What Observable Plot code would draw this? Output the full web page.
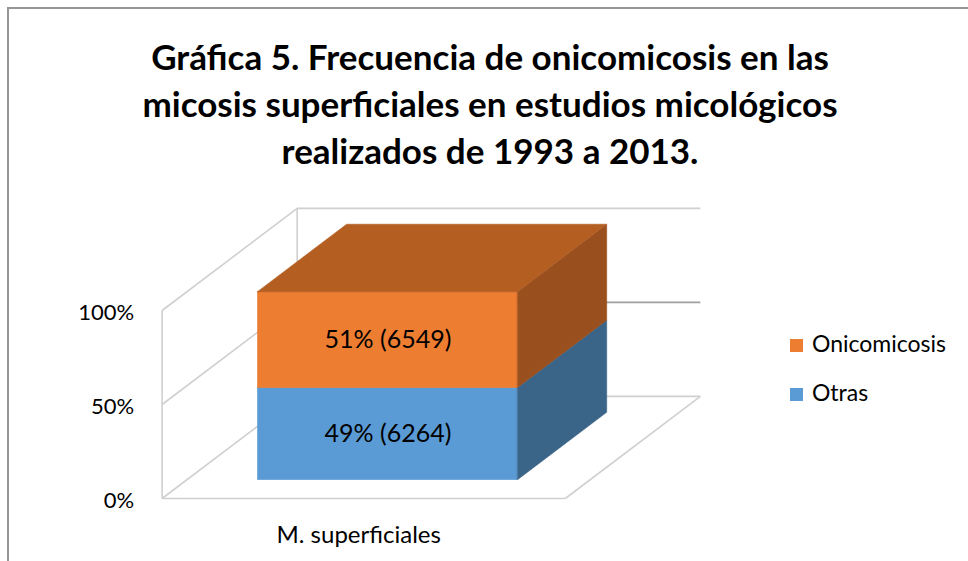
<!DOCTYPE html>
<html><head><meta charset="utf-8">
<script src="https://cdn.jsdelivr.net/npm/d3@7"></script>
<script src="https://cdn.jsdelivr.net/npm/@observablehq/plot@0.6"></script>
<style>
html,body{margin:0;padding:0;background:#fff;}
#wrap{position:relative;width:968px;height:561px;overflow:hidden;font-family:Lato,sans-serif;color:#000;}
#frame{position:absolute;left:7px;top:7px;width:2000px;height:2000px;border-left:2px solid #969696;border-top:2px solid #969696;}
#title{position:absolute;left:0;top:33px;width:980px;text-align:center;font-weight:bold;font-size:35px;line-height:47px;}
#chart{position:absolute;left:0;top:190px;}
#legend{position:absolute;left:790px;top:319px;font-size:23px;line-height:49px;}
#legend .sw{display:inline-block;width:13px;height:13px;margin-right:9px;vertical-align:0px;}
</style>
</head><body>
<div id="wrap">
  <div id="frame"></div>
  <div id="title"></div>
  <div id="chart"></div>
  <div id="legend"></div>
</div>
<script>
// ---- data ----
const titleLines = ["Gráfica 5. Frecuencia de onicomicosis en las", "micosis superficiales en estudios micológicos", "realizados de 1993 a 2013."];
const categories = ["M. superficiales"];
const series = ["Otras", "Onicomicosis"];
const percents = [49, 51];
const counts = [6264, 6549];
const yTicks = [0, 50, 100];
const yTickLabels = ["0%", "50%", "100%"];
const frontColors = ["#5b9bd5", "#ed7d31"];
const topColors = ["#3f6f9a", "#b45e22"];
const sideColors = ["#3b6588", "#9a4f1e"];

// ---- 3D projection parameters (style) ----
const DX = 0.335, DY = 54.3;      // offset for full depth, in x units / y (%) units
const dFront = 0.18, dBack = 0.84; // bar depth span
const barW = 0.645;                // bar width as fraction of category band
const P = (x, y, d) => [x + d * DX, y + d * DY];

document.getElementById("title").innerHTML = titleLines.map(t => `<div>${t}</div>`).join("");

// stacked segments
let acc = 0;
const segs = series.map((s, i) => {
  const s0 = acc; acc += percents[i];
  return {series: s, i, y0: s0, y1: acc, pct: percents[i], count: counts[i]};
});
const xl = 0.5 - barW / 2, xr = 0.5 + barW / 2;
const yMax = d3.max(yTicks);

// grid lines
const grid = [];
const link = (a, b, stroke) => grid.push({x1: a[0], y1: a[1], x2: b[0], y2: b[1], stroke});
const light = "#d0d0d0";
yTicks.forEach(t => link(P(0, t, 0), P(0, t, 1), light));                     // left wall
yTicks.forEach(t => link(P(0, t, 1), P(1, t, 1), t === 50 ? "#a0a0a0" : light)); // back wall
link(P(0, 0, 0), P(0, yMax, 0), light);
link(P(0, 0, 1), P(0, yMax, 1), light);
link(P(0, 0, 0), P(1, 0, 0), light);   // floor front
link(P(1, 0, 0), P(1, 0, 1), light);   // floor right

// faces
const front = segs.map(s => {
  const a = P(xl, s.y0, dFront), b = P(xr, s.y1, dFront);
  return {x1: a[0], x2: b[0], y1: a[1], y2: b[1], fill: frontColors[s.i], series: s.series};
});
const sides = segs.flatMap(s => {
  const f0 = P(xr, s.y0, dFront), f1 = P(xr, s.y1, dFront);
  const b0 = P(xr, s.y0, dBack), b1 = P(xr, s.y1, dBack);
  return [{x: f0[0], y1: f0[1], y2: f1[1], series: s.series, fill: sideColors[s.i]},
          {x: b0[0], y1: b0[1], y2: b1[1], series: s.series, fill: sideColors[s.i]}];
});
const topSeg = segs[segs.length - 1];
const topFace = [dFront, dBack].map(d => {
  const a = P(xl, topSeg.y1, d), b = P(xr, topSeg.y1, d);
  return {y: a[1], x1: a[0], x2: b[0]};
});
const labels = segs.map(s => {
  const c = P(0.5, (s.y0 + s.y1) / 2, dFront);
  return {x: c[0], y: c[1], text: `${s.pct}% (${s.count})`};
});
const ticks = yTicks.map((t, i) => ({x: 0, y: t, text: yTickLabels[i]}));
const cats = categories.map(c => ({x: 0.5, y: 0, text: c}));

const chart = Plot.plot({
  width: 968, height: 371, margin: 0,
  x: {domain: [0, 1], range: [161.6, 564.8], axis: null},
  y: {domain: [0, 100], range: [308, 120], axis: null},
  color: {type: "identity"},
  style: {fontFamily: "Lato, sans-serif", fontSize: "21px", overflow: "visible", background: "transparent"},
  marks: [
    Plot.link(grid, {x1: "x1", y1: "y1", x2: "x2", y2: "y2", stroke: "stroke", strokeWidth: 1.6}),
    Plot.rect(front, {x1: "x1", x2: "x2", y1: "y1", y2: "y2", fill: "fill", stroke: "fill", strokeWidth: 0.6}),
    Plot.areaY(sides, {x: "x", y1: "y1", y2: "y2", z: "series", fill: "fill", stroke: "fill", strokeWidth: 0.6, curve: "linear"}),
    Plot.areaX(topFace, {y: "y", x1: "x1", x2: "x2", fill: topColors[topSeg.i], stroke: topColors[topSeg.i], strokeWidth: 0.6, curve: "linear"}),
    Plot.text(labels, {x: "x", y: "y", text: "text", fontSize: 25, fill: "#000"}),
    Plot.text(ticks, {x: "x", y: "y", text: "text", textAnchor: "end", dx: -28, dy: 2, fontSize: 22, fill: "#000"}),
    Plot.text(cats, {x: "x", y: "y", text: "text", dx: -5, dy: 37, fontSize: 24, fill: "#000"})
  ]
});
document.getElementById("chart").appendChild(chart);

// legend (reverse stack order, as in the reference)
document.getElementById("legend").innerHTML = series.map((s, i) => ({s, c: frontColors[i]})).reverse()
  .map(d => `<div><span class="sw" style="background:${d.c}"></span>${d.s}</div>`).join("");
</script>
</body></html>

________________

- [Task prompt] The material above holds pictures; copy everything else in it exactly.

- [Solution for this problem]
What Observable Plot code would draw this? Output the full web page.
<!DOCTYPE html>
<html><head><meta charset="utf-8">
<script src="https://cdn.jsdelivr.net/npm/d3@7"></script>
<script src="https://cdn.jsdelivr.net/npm/@observablehq/plot@0.6"></script>
<style>
html,body{margin:0;padding:0;background:#fff;}
#wrap{position:relative;width:968px;height:561px;overflow:hidden;font-family:Lato,sans-serif;color:#000;}
#frame{position:absolute;left:7px;top:7px;width:2000px;height:2000px;border-left:2px solid #969696;border-top:2px solid #969696;}
#title{position:absolute;left:0;top:33px;width:980px;text-align:center;font-weight:bold;font-size:35px;line-height:47px;}
#chart{position:absolute;left:0;top:190px;}
#legend{position:absolute;left:790px;top:319px;font-size:23px;line-height:49px;}
#legend .sw{display:inline-block;width:13px;height:13px;margin-right:9px;vertical-align:0px;}
</style>
</head><body>
<div id="wrap">
  <div id="frame"></div>
  <div id="title"></div>
  <div id="chart"></div>
  <div id="legend"></div>
</div>
<script>
// ---- data ----
const titleLines = ["Gráfica 5. Frecuencia de onicomicosis en las", "micosis superficiales en estudios micológicos", "realizados de 1993 a 2013."];
const categories = ["M. superficiales"];
const series = ["Otras", "Onicomicosis"];
const percents = [49, 51];
const counts = [6264, 6549];
const yTicks = [0, 50, 100];
const yTickLabels = ["0%", "50%", "100%"];
const frontColors = ["#5b9bd5", "#ed7d31"];
const topColors = ["#3f6f9a", "#b45e22"];
const sideColors = ["#3b6588", "#9a4f1e"];

// ---- 3D projection parameters (style) ----
const DX = 0.335, DY = 54.3;      // offset for full depth, in x units / y (%) units
const dFront = 0.18, dBack = 0.84; // bar depth span
const barW = 0.645;                // bar width as fraction of category band
const P = (x, y, d) => [x + d * DX, y + d * DY];

document.getElementById("title").innerHTML = titleLines.map(t => `<div>${t}</div>`).join("");

// stacked segments
let acc = 0;
const segs = series.map((s, i) => {
  const s0 = acc; acc += percents[i];
  return {series: s, i, y0: s0, y1: acc, pct: percents[i], count: counts[i]};
});
const xl = 0.5 - barW / 2, xr = 0.5 + barW / 2;
const yMax = d3.max(yTicks);

// grid lines
const grid = [];
const link = (a, b, stroke) => grid.push({x1: a[0], y1: a[1], x2: b[0], y2: b[1], stroke});
const light = "#d0d0d0";
yTicks.forEach(t => link(P(0, t, 0), P(0, t, 1), light));                     // left wall
yTicks.forEach(t => link(P(0, t, 1), P(1, t, 1), t === 50 ? "#a0a0a0" : light)); // back wall
link(P(0, 0, 0), P(0, yMax, 0), light);
link(P(0, 0, 1), P(0, yMax, 1), light);
link(P(0, 0, 0), P(1, 0, 0), light);   // floor front
link(P(1, 0, 0), P(1, 0, 1), light);   // floor right

// faces
const front = segs.map(s => {
  const a = P(xl, s.y0, dFront), b = P(xr, s.y1, dFront);
  return {x1: a[0], x2: b[0], y1: a[1], y2: b[1], fill: frontColors[s.i], series: s.series};
});
const sides = segs.flatMap(s => {
  const f0 = P(xr, s.y0, dFront), f1 = P(xr, s.y1, dFront);
  const b0 = P(xr, s.y0, dBack), b1 = P(xr, s.y1, dBack);
  return [{x: f0[0], y1: f0[1], y2: f1[1], series: s.series, fill: sideColors[s.i]},
          {x: b0[0], y1: b0[1], y2: b1[1], series: s.series, fill: sideColors[s.i]}];
});
const topSeg = segs[segs.length - 1];
const topFace = [dFront, dBack].map(d => {
  const a = P(xl, topSeg.y1, d), b = P(xr, topSeg.y1, d);
  return {y: a[1], x1: a[0], x2: b[0]};
});
const labels = segs.map(s => {
  const c = P(0.5, (s.y0 + s.y1) / 2, dFront);
  return {x: c[0], y: c[1], text: `${s.pct}% (${s.count})`};
});
const ticks = yTicks.map((t, i) => ({x: 0, y: t, text: yTickLabels[i]}));
const cats = categories.map(c => ({x: 0.5, y: 0, text: c}));

const chart = Plot.plot({
  width: 968, height: 371, margin: 0,
  x: {domain: [0, 1], range: [161.6, 564.8], axis: null},
  y: {domain: [0, 100], range: [308, 120], axis: null},
  color: {type: "identity"},
  style: {fontFamily: "Lato, sans-serif", fontSize: "21px", overflow: "visible", background: "transparent"},
  marks: [
    Plot.link(grid, {x1: "x1", y1: "y1", x2: "x2", y2: "y2", stroke: "stroke", strokeWidth: 1.6}),
    Plot.rect(front, {x1: "x1", x2: "x2", y1: "y1", y2: "y2", fill: "fill", stroke: "fill", strokeWidth: 0.6}),
    Plot.areaY(sides, {x: "x", y1: "y1", y2: "y2", z: "series", fill: "fill", stroke: "fill", strokeWidth: 0.6, curve: "linear"}),
    Plot.areaX(topFace, {y: "y", x1: "x1", x2: "x2", fill: topColors[topSeg.i], stroke: topColors[topSeg.i], strokeWidth: 0.6, curve: "linear"}),
    Plot.text(labels, {x: "x", y: "y", text: "text", fontSize: 25, fill: "#000"}),
    Plot.text(ticks, {x: "x", y: "y", text: "text", textAnchor: "end", dx: -28, dy: 2, fontSize: 22, fill: "#000"}),
    Plot.text(cats, {x: "x", y: "y", text: "text", dx: -5, dy: 37, fontSize: 24, fill: "#000"})
  ]
});
document.getElementById("chart").appendChild(chart);

// legend (reverse stack order, as in the reference)
document.getElementById("legend").innerHTML = series.map((s, i) => ({s, c: frontColors[i]})).reverse()
  .map(d => `<div><span class="sw" style="background:${d.c}"></span>${d.s}</div>`).join("");
</script>
</body></html>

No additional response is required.